In the fitful grey light of morning, once he had satisfied himself that the attack wasn’t a feint or the opening move of a full-scale assault, the Kapitan did a quick tour of the damaged areas, mostly in the centre of the building between the eighth and fifteenth floors. Broken windows. Rubble. Some fire and smoke damage. Emergency teams were already cleaning up the mess. The Kapitan nodded appreciatively, offered some quiet words of thanks and support, all smiles and calm.
Inwardly, he was furious.
Later, when his intelligence chief answered the summons to his office, the Kapitan closed the door behind them and then grabbed the man by the front of his shirt and threw him across the room.
“Intelligence failure!” he shouted. “People could have been killed! For an intelligence failure!”
The intelligence chief, whose name was Hansi, picked himself up off the floor and wiped blood from a cut on his face. “None of our sources reported anything like this, Kapitan,” he said.
“I should dangle you out of this window by your cock and let Xavier and his friends take pot-shots at you,” the Kapitan snarled. The last intelligence failure had missed the Revisionists’ hiring of an expert sniper from Bremen. Eight people had died before an assassination squad broke into Building 1 and killed him. The Kapitan had made Hansi lead the squad himself, and had let him live when his mission was successful. Kapitan Todt did not feel quite as well-disposed towards Hansi today.

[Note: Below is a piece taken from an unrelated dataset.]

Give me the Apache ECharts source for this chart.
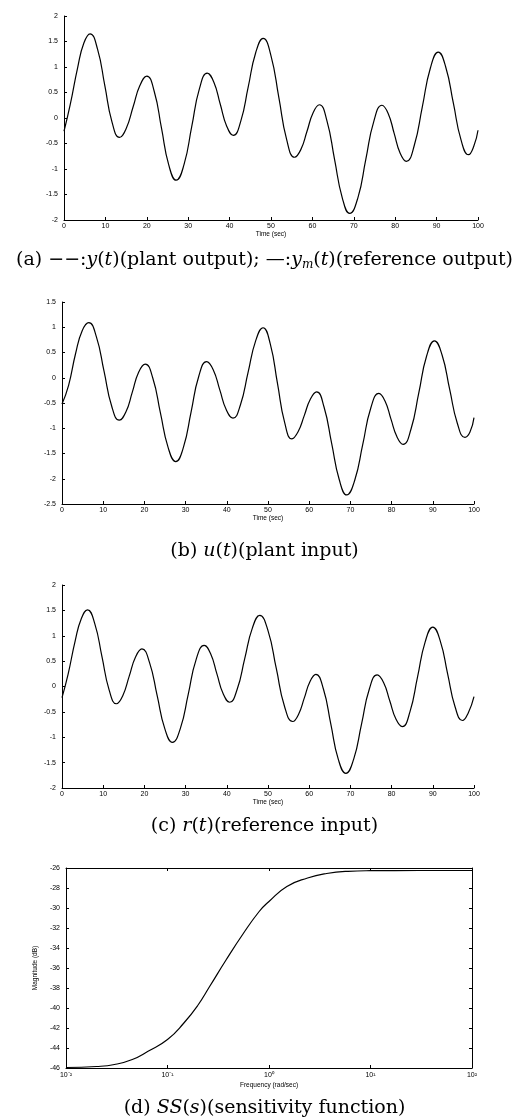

“I give you money,” he yelled. “I give you resources. And in return for that I expect to hear when they go out on a shopping spree and buy missiles!”
“Xavier himself went to buy them, Kapitan,” the man blustered. “On his own. He didn’t hand out the weapons until moments before the attack.”
“Oh, you know all about this now, do you?”
Hansi took half a step backward. “It’s… it’s the only way it could have happened, Kapitan.”
“And nobody noticed he was missing? Your spies? Your little sneaks on the other side of the Parade Ground?”
Hansi opened his mouth. Closed it again.
“Every time you come to me for money, you promise me that Xavier will not be able to take a shit without one of your rats reporting about it to you. And now apparently he can leave the Municipality at will and come back with a van stuffed with high explosives and nobody notices.” The Kapitan took a step towards Hansi and Hansi took another step back. “Find out how this happened, Hansi,” he said. “Find out where he got the rockets from, and then fucking get me some!”
After Hansi had left, the Kapitan’s second-in-command, Leutnant Brandt, emerged from one of the other rooms and said, “Dangerous man.”